Structural perspective on constraint-based learning of Markov networks
Tuukka Korhonen, Fedor V. Fomin, Pekka Parviainen
TL;DR
This work analyzes the complexity of constraint-based structure learning for Markov networks under faithfulness and an independence oracle, focusing on how graph structure governs conditioning-set sizes and the number of tests. It identifies the maximum pairwise connectivity $κ(G)$ as the key parameter, proving a tight dichotomy: at least one test of size $κ(G)$ is necessary and sufficiency can be achieved with tests of size $κ(G)$, via a constructive $|V(G)|^{κ(G)+2}$-test algorithm.
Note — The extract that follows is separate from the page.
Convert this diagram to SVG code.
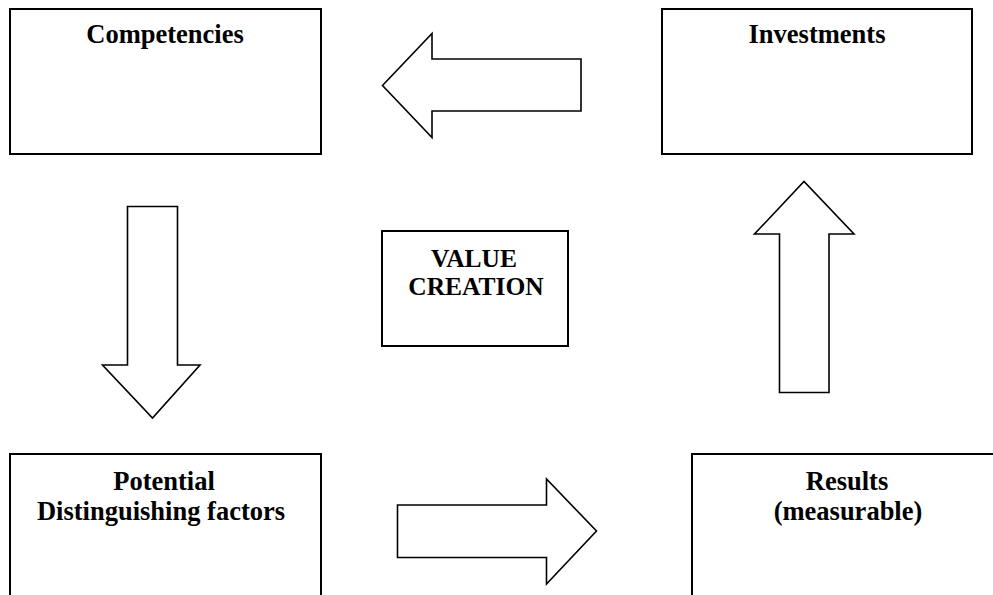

It also proves matching lower bounds showing some graphs require $|V(G)|^{Ω(κ)}$ tests, even under bounded treewidth or degree, while graphs with bounded treewidth admit a polynomial-number-of-tests approach with conditioning sets bounded by $2κ$. A treewidth-driven refinement yields an algorithm that learns the underlying graph with $|V(G)|^{O(tw(G))}$ tests of size $O(tw(G))$ plus a small set of tests of size at most $2κ(G)$. Overall, the results illuminate a structural-graph-theory perspective on constraint-based learning and motivate future work to identify even finer parameters that can further reduce testing complexity.
Abstract
Markov networks are probabilistic graphical models that employ undirected graphs to depict conditional independence relationships among variables. Our focus lies in constraint-based structure learning, which entails learning the undirected graph from data through the execution of conditional independence tests. We establish theoretical limits concerning two critical aspects of constraint-based learning of Markov networks: the number of tests and the sizes of the conditioning sets. These bounds uncover an exciting interplay between the structural properties of the graph and the amount of tests required to learn a Markov network. The starting point of our work is that the graph parameter maximum pairwise connectivity, $κ$, that is, the maximum number of vertex-disjoint paths connecting a pair of vertices in the graph, is responsible for the sizes of independence tests required to learn the graph. On one hand, we show that at least one test with the size of the conditioning set at least $κ$ is always necessary. On the other hand, we prove that any graph can be learned by performing tests of size at most $κ$. This completely resolves the question of the minimum size of conditioning sets required to learn the graph. When it comes to the number of tests, our upper bound on the sizes of conditioning sets implies that every $n$-vertex graph can be learned by at most $n^κ$ tests with conditioning sets of sizes at most $κ$. We show that for any upper bound $q$ on the sizes of the conditioning sets, there exist graphs with $O(n q)$ vertices that require at least $n^{Ω(κ)}$ tests to learn. This lower bound holds even when the treewidth and the maximum degree of the graph are at most $κ+2$. On the positive side, we prove that every graph of bounded treewidth can be learned by a polynomial number of tests with conditioning sets of sizes at most $2κ$.